- Interactive map of Kings Club Casino
- Location: 12140 West Lakeshore Drive Brimley, Michigan 49715; 46°25′39″N 84°39′53″W﻿ / ﻿46.42740°N 84.66479°W;
- Opened: July 4, 1984
- Closed: March 16, 2020
- Gaming space: 7,500 square feet (700 m^{2})
- Casino type: Land-based
- Owner: Bay Mills Indian Community
- Website: baymillscasinos.com

= Kings Club Casino =

Casino in Brimley, Michigan

Kings Club Casino was a land-based casino in Brimley, Michigan, owned and operated by the Bay Mills Indian Community. Opened on July 4, 1984, it is frequently cited as the first tribally owned casino in the United States.

==History==
Kings Club Casino opened on July 4, 1984, as the Bay Mills Indian Community’s first gaming enterprise. It is noted for being the first tribally owned facility in the U.S. to offer slot machines and blackjack rather than only bingo.

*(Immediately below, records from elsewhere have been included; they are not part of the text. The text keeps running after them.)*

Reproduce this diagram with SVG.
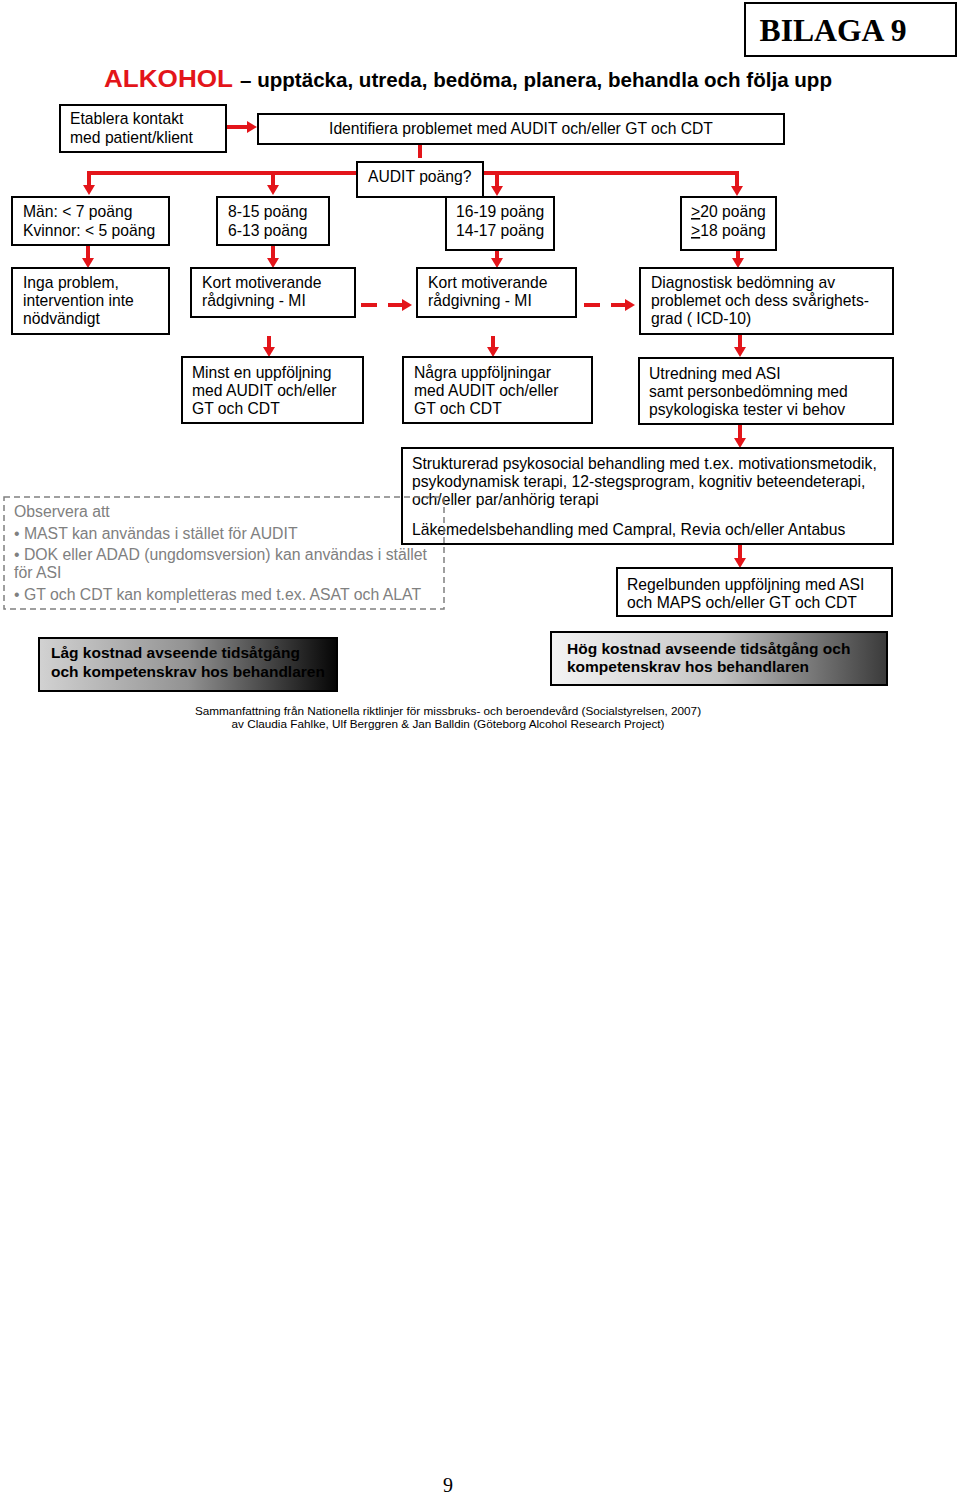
<svg xmlns="http://www.w3.org/2000/svg" width="960" height="1495" viewBox="0 0 960 1495">
<defs>
<style>
.box{fill:#fff;stroke:#000;stroke-width:2}
.t{font-family:"Liberation Sans",Arial,sans-serif;font-size:15.7px;fill:#000}
.g{font-family:"Liberation Sans",Arial,sans-serif;font-size:15.8px;fill:#808080}
.b{font-family:"Liberation Sans",Arial,sans-serif;font-size:15.5px;font-weight:bold;fill:#000}
.f{font-family:"Liberation Sans",Arial,sans-serif;font-size:11.75px;fill:#000}
.c{fill:none;stroke:#e3151a;stroke-width:4}
.ca{fill:none;stroke:#e3151a;stroke-width:4;marker-end:url(#ah)}
.cd{fill:none;stroke:#e3151a;stroke-width:4;stroke-dasharray:16 11;marker-end:url(#ah)}
</style>
<marker id="ah" markerUnits="userSpaceOnUse" viewBox="0 0 10 12" markerWidth="10" markerHeight="12" refX="0" refY="6" orient="auto" preserveAspectRatio="none">
<path d="M0,0 L10,6 L0,12 z" fill="#e3151a"/>
</marker>
<linearGradient id="gLow" x1="0" y1="0" x2="1" y2="0">
<stop offset="0" stop-color="#d2d2d2"/>
<stop offset="0.5" stop-color="#929292"/>
<stop offset="1" stop-color="#050505"/>
</linearGradient>
<linearGradient id="gHigh" x1="0" y1="0" x2="1" y2="0">
<stop offset="0" stop-color="#f4f4f4"/>
<stop offset="0.5" stop-color="#c4c4c4"/>
<stop offset="1" stop-color="#3a3a3a"/>
</linearGradient>
</defs>
<rect width="960" height="1495" fill="#fff"/>

<g id="bilaga">
<rect x="745" y="3" width="211" height="53" class="box"/>
<text x="833" y="41" text-anchor="middle" font-family="Liberation Serif,Times New Roman,serif" font-weight="bold" font-size="31" textLength="147" lengthAdjust="spacingAndGlyphs">BILAGA 9</text>
</g>

<g id="title">
<text x="104" y="87" font-family="Liberation Sans,Arial,sans-serif" font-weight="bold" font-size="24" fill="#e3151a" textLength="129" lengthAdjust="spacingAndGlyphs">ALKOHOL</text>
<text x="240" y="87" font-family="Liberation Sans,Arial,sans-serif" font-weight="bold" font-size="20" fill="#000" textLength="592" lengthAdjust="spacingAndGlyphs">– upptäcka, utreda, bedöma, planera, behandla och följa upp</text>
</g>

<g id="connectors">
<path class="ca" d="M226,127 H247"/>
<path class="c" d="M420,144 V158"/>
<path class="ca" d="M357,173 H89 V185"/>
<path class="ca" d="M273,173 V185"/>
<path class="ca" d="M483,173 H737 V186"/>
<path class="ca" d="M497,173 V186"/>
<path class="ca" d="M88,245 V258"/>
<path class="ca" d="M273,245 V258"/>
<path class="ca" d="M497,250 V258"/>
<path class="ca" d="M738,250 V258"/>
<path class="cd" d="M361,305 H402"/>
<path class="cd" d="M584,305 H625"/>
<path class="ca" d="M269,336 V347"/>
<path class="ca" d="M493,336 V347"/>
<path class="ca" d="M740,334 V347"/>
<path class="ca" d="M740,424 V438"/>
<path class="ca" d="M740,545 V558"/>
</g>

<g id="etablera">
<rect x="60" y="105" width="166" height="47" class="box"/>
<text class="t" x="70" y="124">Etablera kontakt</text>
<text class="t" x="70" y="143">med patient/klient</text>
</g>

<g id="identifiera">
<rect x="258" y="114" width="526" height="30" class="box"/>
<text class="t" x="521" y="134" text-anchor="middle">Identifiera problemet med AUDIT och/eller GT och CDT</text>
</g>

<g id="r1c3">
<rect x="446" y="197" width="108" height="53" class="box"/>
<text class="t" x="456" y="217">16-19 poäng</text>
<text class="t" x="456" y="236">14-17 poäng</text>
</g>

<g id="audit">
<rect x="357" y="162" width="126" height="35" class="box"/>
<text class="t" x="368" y="182">AUDIT poäng?</text>
</g>

<g id="r1c1">
<rect x="12" y="197" width="157" height="48" class="box"/>
<text class="t" x="23" y="217">Män: &lt; 7 poäng</text>
<text class="t" x="23" y="236">Kvinnor: &lt; 5 poäng</text>
</g>

<g id="r1c2">
<rect x="217" y="197" width="112" height="48" class="box"/>
<text class="t" x="228" y="217">8-15 poäng</text>
<text class="t" x="228" y="236">6-13 poäng</text>
</g>

<g id="r1c4">
<rect x="681" y="197" width="95" height="53" class="box"/>
<text class="t" x="691" y="217"><tspan text-decoration="underline">&gt;</tspan>20 poäng</text>
<text class="t" x="691" y="236"><tspan text-decoration="underline">&gt;</tspan>18 poäng</text>
</g>

<g id="r2c1">
<rect x="12" y="268" width="157" height="66" class="box"/>
<text class="t" x="23" y="288">Inga problem,</text>
<text class="t" x="23" y="306">intervention inte</text>
<text class="t" x="23" y="324">nödvändigt</text>
</g>

<g id="r2c2">
<rect x="191" y="268" width="164" height="49" class="box"/>
<text class="t" x="202" y="288">Kort motiverande</text>
<text class="t" x="202" y="306">rådgivning - MI</text>
</g>

<g id="r2c3">
<rect x="417" y="268" width="159" height="49" class="box"/>
<text class="t" x="428" y="288">Kort motiverande</text>
<text class="t" x="428" y="306">rådgivning - MI</text>
</g>

<g id="r2c4">
<rect x="640" y="268" width="253" height="66" class="box"/>
<text class="t" x="651" y="288">Diagnostisk bedömning av</text>
<text class="t" x="651" y="306">problemet och dess svårighets-</text>
<text class="t" x="651" y="324">grad ( ICD-10)</text>
</g>

<g id="r3c2">
<rect x="182" y="357" width="181" height="66" class="box"/>
<text class="t" x="192" y="378">Minst en uppföljning</text>
<text class="t" x="192" y="396">med AUDIT och/eller</text>
<text class="t" x="192" y="414">GT och CDT</text>
</g>

<g id="r3c3">
<rect x="403" y="357" width="189" height="66" class="box"/>
<text class="t" x="414" y="378">Några uppföljningar</text>
<text class="t" x="414" y="396">med AUDIT och/eller</text>
<text class="t" x="414" y="414">GT och CDT</text>
</g>

<g id="r3c4">
<rect x="639" y="358" width="254" height="66" class="box"/>
<text class="t" x="649" y="379">Utredning med ASI</text>
<text class="t" x="649" y="397">samt personbedömning med</text>
<text class="t" x="649" y="415">psykologiska tester vi behov</text>
</g>

<g id="behandling">
<rect x="402" y="448" width="491" height="96" class="box"/>
<text class="t" x="412" y="469">Strukturerad psykosocial behandling med t.ex. motivationsmetodik,</text>
<text class="t" x="412" y="487">psykodynamisk terapi, 12-stegsprogram, kognitiv beteendeterapi,</text>
<text class="t" x="412" y="505">och/eller par/anhörig terapi</text>
<text class="t" x="412" y="535">Läkemedelsbehandling med Campral, Revia och/eller Antabus</text>
</g>

<g id="regelbunden">
<rect x="617" y="568" width="275" height="48" class="box"/>
<text class="t" x="627" y="590">Regelbunden uppföljning med ASI</text>
<text class="t" x="627" y="608">och MAPS och/eller GT och CDT</text>
</g>

<g id="observera">
<rect x="4" y="497" width="440" height="112" fill="none" stroke="#808080" stroke-width="1.5" stroke-dasharray="6 4"/>
<text class="g" x="14" y="517">Observera att</text>
<text class="g" x="14" y="539">• MAST kan användas i stället för AUDIT</text>
<text class="g" x="14" y="560">• DOK eller ADAD (ungdomsversion) kan användas i stället</text>
<text class="g" x="14" y="578">för ASI</text>
<text class="g" x="14" y="600">• GT och CDT kan kompletteras med t.ex. ASAT och ALAT</text>
</g>

<g id="lag">
<rect x="39" y="638" width="298" height="53" fill="url(#gLow)" stroke="#000" stroke-width="2"/>
<text class="b" x="51" y="658">Låg kostnad avseende tidsåtgång</text>
<text class="b" x="51" y="677">och kompetenskrav hos behandlaren</text>
</g>

<g id="hog">
<rect x="551" y="632" width="336" height="53" fill="url(#gHigh)" stroke="#000" stroke-width="2"/>
<text class="b" x="567" y="654">Hög kostnad avseende tidsåtgång och</text>
<text class="b" x="567" y="672">kompetenskrav  hos behandlaren</text>
</g>

<g id="footer">
<text class="f" x="448" y="715" text-anchor="middle">Sammanfattning från Nationella riktlinjer för missbruks- och beroendevård (Socialstyrelsen, 2007)</text>
<text class="f" x="448" y="728" text-anchor="middle">av Claudia Fahlke, Ulf Berggren &amp; Jan Balldin (Göteborg Alcohol Research Project)</text>
</g>

<g id="pagenum">
<text x="448" y="1492" text-anchor="middle" font-family="Liberation Serif,Times New Roman,serif" font-size="20" fill="#000">9</text>
</g>
</svg>
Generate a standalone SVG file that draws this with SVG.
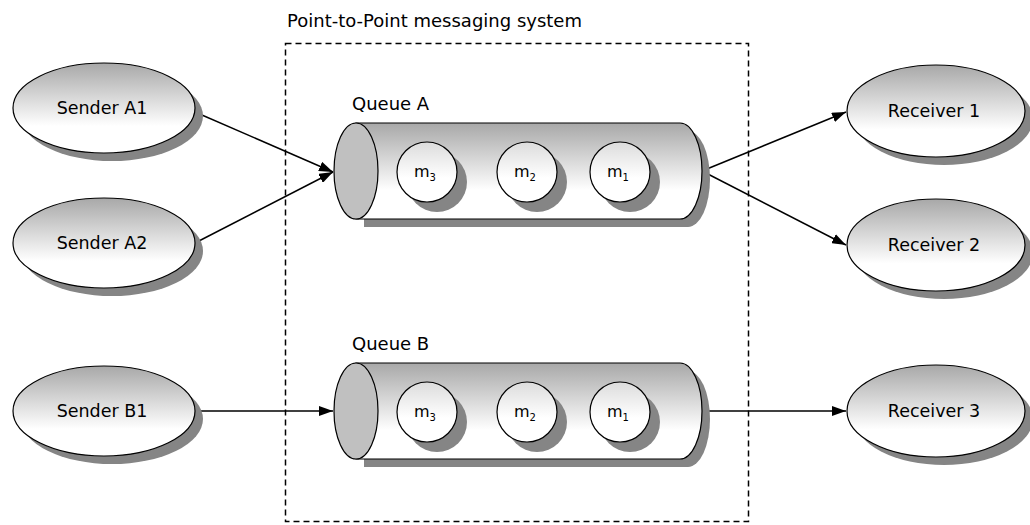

The casino suspended operations on March 16, 2020, during the onset of the COVID-19 pandemic in the United States. It did not reopen thereafter. In 2025 the Bay Mills Indian Community announced plans to demolish the former casino building and redevelop the site as a retail center, a project budgeted at approximately $5.5 million.

==Features==
Kings Club Casino featured a 7500 sqft gaming floor with more than 250 slot machines, blackjack tables, and a small café.

==Legacy==
Because of its 1984 opening and early adoption of slots and blackjack, Kings Club Casino is often referenced as a milestone in the rise of tribal gaming in Michigan and the United States.